Yang*, H. Yamauchi^, National Tsing Hua University, *ICL, ITRI, **National
Chung Hsing University, ^Fukuoka Institute of Technology
This work proposes bit-line (BL) swing expansion schemes
(BL-EXPD), which minimize the product of SRAM cell area (A) and the minimum
operation voltage (VDDmin) to the best of our knowledge. The key-enablers to
minimize AVDDmin are: L-shaped 7T cell (L7T) and BL-EXPD. L7T features:
(1) area efficient compact cell layout, (2) a read-disturb free decoupled 1T
read port (RP), and (3) a half-select disturb free write back scheme. BL-EXPD
enables a 9x larger read-BL (RBL) swing at 6point than that of
our previously proposed Z8T and allows a single BL sensing for cell area
saving. A fabricated 65nm 256-row BL
32Kb L7T SRAM achieves a 260mV VDDmin. As a result, its AVDDmin is ~50%
lower than for Z8T and the conventional 8T SRAM cells.
14.3 - 4:15 p.m.
A
1.6-mm2 38-mW 1.5-Gb/s LDPC Decoder Enabled by Refresh-Free Embedded DRAM, Y.S. Park, D. Blaauw, D. Sylvester, Z.

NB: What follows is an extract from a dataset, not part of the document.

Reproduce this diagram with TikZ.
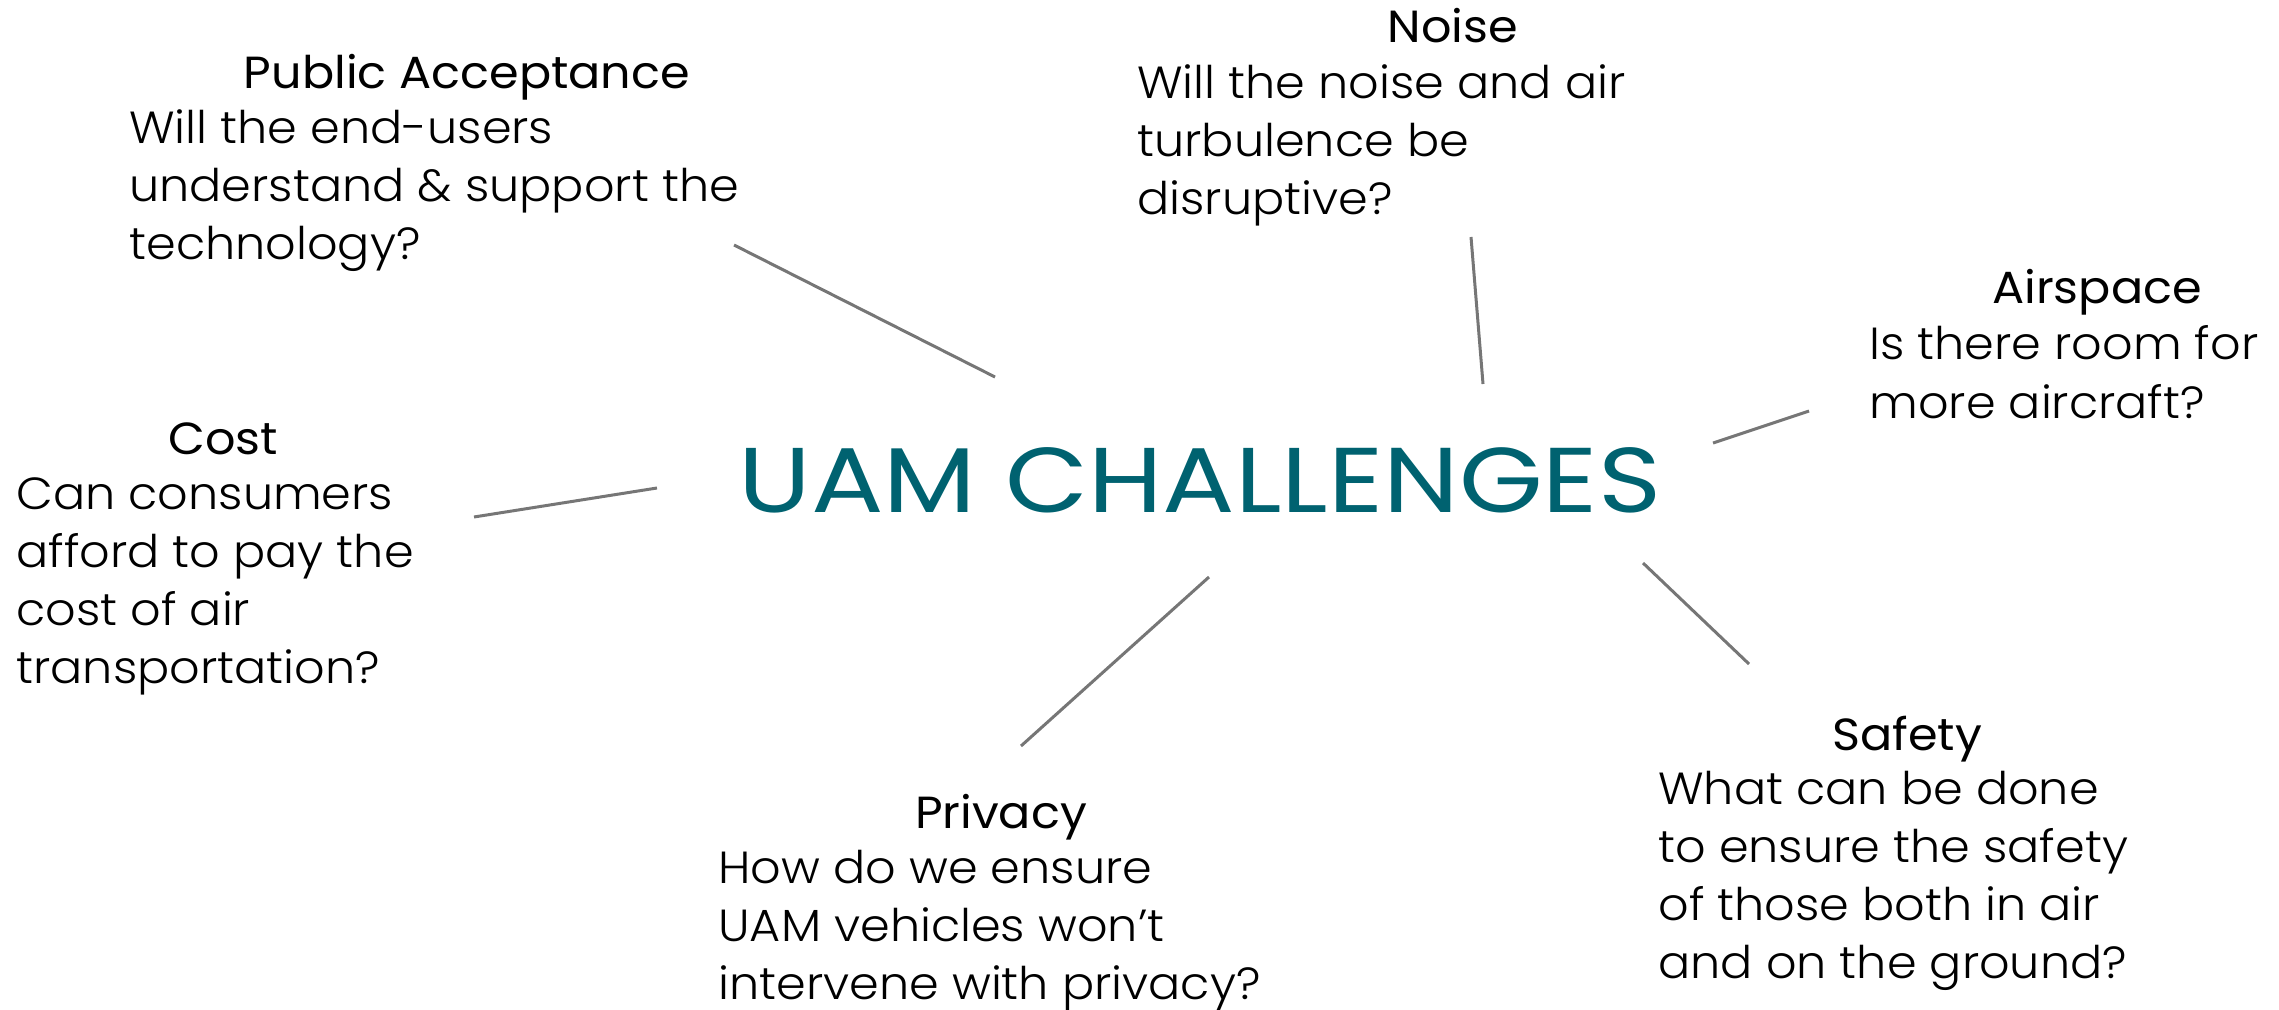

Zhang, University of Michigan
Memory dominates the power consumption of high-throughput
LDPC decoders. A 700 MHz refresh-free embedded DRAM (eDRAM) is designed as a
low-power memory to retain data for the required access window. 32 1-kb eDRAM
arrays are integrated in a 1.6 mm2, 65nm LDPC decoder suitable for IEEE
802.11ad. The LDPC decoder consumes 38 mW for a 1.5 Gb/s throughput at 90 MHz
and 10 decoding iterations, and it achieves up to 9 Gb/s at 540 MHz.
14.4 - 4:40 p.m.
1Gsearch/sec
Ternary Content Addressable Memory Compiler with Silicon-Aware Early-Predict
Late-Correct Single-Ended Sensing, I.
Arsovski, T. Hebig, D. Dobson, R. Wistort, IBM Systems Technology Group
This paper describes a Ternary Content Addressable Memory
(TCAM) that uses a novel Early-Predict Late Correct (EPLC) search scheme to
achieve the highest published TCAM search throughput of 1billion searches /
sec, while using a power-efficient two-phase search sensing that consumes only
0.76W on a 2048x640 TCAM.
Abstract:
A Ternary Content Addressable Memory (TCAM) uses a two phase
search operation where early prediction on its pre-search results prematurely
activates the subsequent main-search operation, which is later interrupted only
if the final pre-search results contradict the early prediction. This early
main-search activation improves performance by 30%, while the low-probability
of a late-correct has a negligible power impact. This Early Predict Late
Correct (EPLC) sensing enables a high-performance TCAM compiler implemented in
32nm High-K Metal Gate SOI process to achieve 1Gsearch/sec throughput on a 2048x640bit
TCAM instance while consuming only 0.76W. Embedded Deep-Trench (DT) capacitance
for power supply noise mitigation adds 5% overhead for a total TCAM area of
1.56mm2
14.5 - 5:05 p.m.
A
2.8GHz 128-entry x 152b 3-Read/2-Write Multi-Precision Floating-Point Register
File and Shuffler in 32nm CMOS, S.
Hsu, A. Agarwal, M. Anders, H. Kaul, S. Mathew, F. Sheikh, R. Krishnamurthy, S.
Borkar, Intel Corporation
A 128-entry x 152b 3-read/2-write ported multi-precision
floating-point register file/shuffler with measured 2.8GHz operation is
fabricated in 1.05V, 32nm CMOS. Single-precision (24b-mantissa), 2-way 12b or
4-way 6b reduced mantissa precision modes, certainty tracking bits,
mode-dependent gating, area-efficient windowing using 1R/1W cells, and
ultra-low-voltage read/write circuits enable 350mV-1.2V wide dynamic voltage
range with measured peak energy-efficiency of 751GOPS/W at 400mV, 4-way 6b-mode
(22.3x higher than 1.05V single-precision mode) and 19% area reduction over
single-precision 3R/2W implementations.